I really hate dnsmasq. every once in a while I have a problem and some Linux guy tells me "just use PXE bro" and then I spend a hour configuring PXE that doesn't fucking work without displaying a single debug print and all of this is a complete waste of time.

the UI of dnsmasq is atrocious; if I wanted to be able to tweak every DHCP option I would use my TCP/IP stack to answer DHCP queries. just give me something that can boot a machine without four hours of twiddling with options that are required for correct operation yet nobody bothers to give them names better than "66"

I don't think there's been a single time in my life when I successfully PXE-booted something outside of a perfectly-controlled, utility-free environment with a crossover Ethernet cable

@whitequark I did it once.

But I forgot how.

@whitequark but seriously, though, it is doable, but man is it not fun.

Twitter's edge was PXE booted because everything that potentially handled clear-text traffic was not allowed to have any durable storage.

You get PXE and you get a TPM.

@petrillic @whitequark does the firmware flash chip not count as durable storage?

@mei @whitequark let us hope that nobody is storing cleartext from TLS sessions in the firmware storage.

But certainly, yes, theoretically, it does.

@petrillic @whitequark oh right im dumb forgot about what the threat model is here

new question: does the database server not "potentially handle cleartext traffic"?
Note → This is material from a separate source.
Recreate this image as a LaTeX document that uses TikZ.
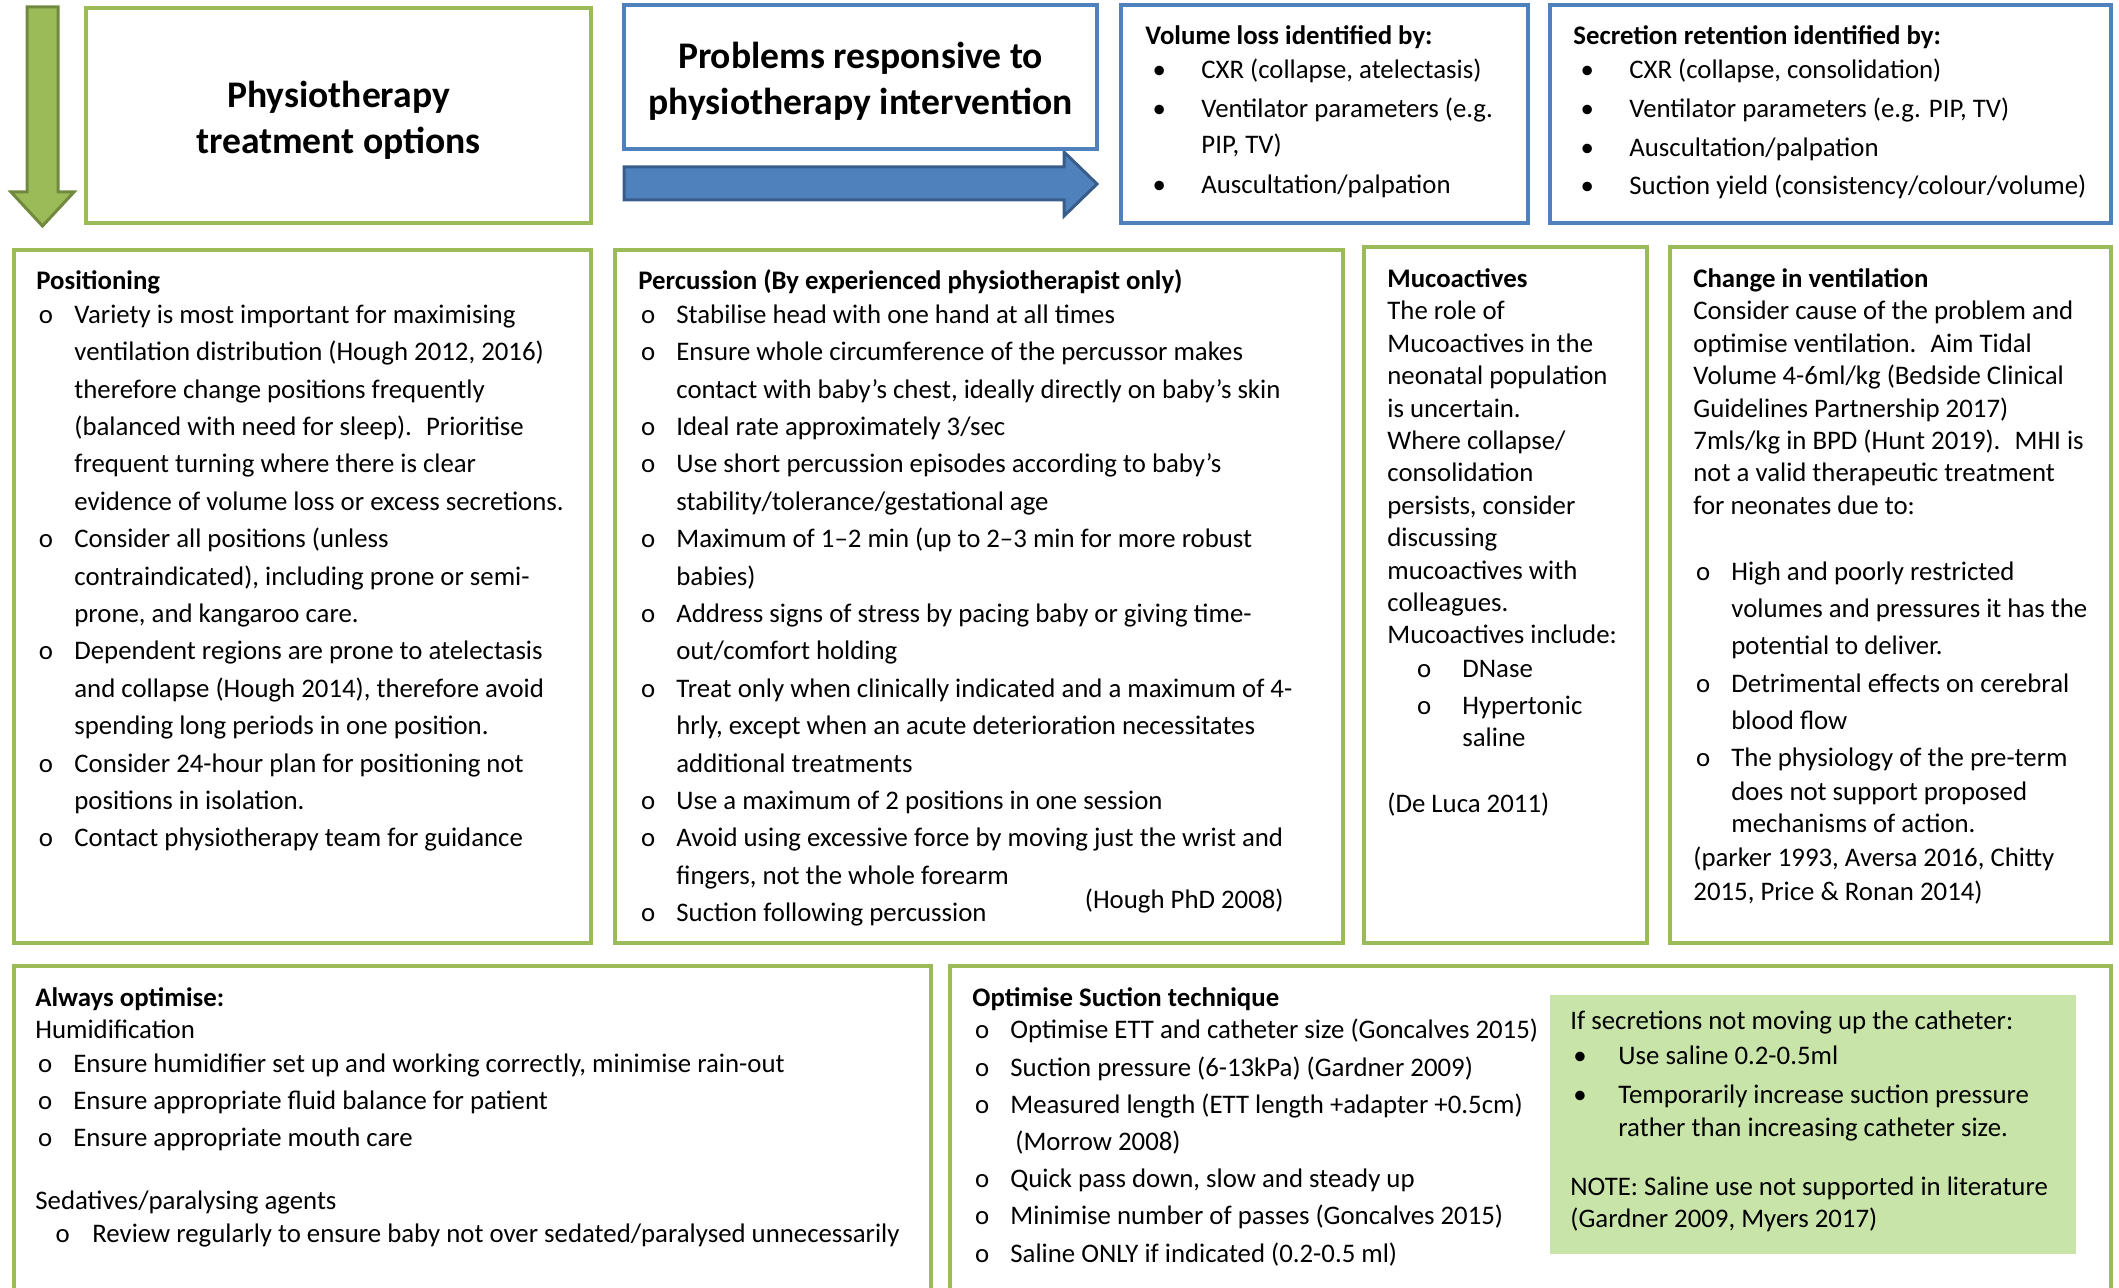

@mei @whitequark so I left out lots of details for varous reasons, but this was specifically about systems that were not under full physical control of the company. While we ran our own datacenters, we also had points of presence (POP) all over the world, often in colocation facilities where the security might not be quite up to our expectations.

It also helped deal with potential government seizure issues since we wouldn't likely get any notification from the colo provider, versus the experience in our own datacenters.

The systems (called TSA, Twitter Streaming Aggregator, if I recall the meaning) were the first line of unwrapping traffic for routing. It then got stuffed in an mTLS session to systems that were inside our datacenter.

So, keeping those keys as safe as possible was paramount.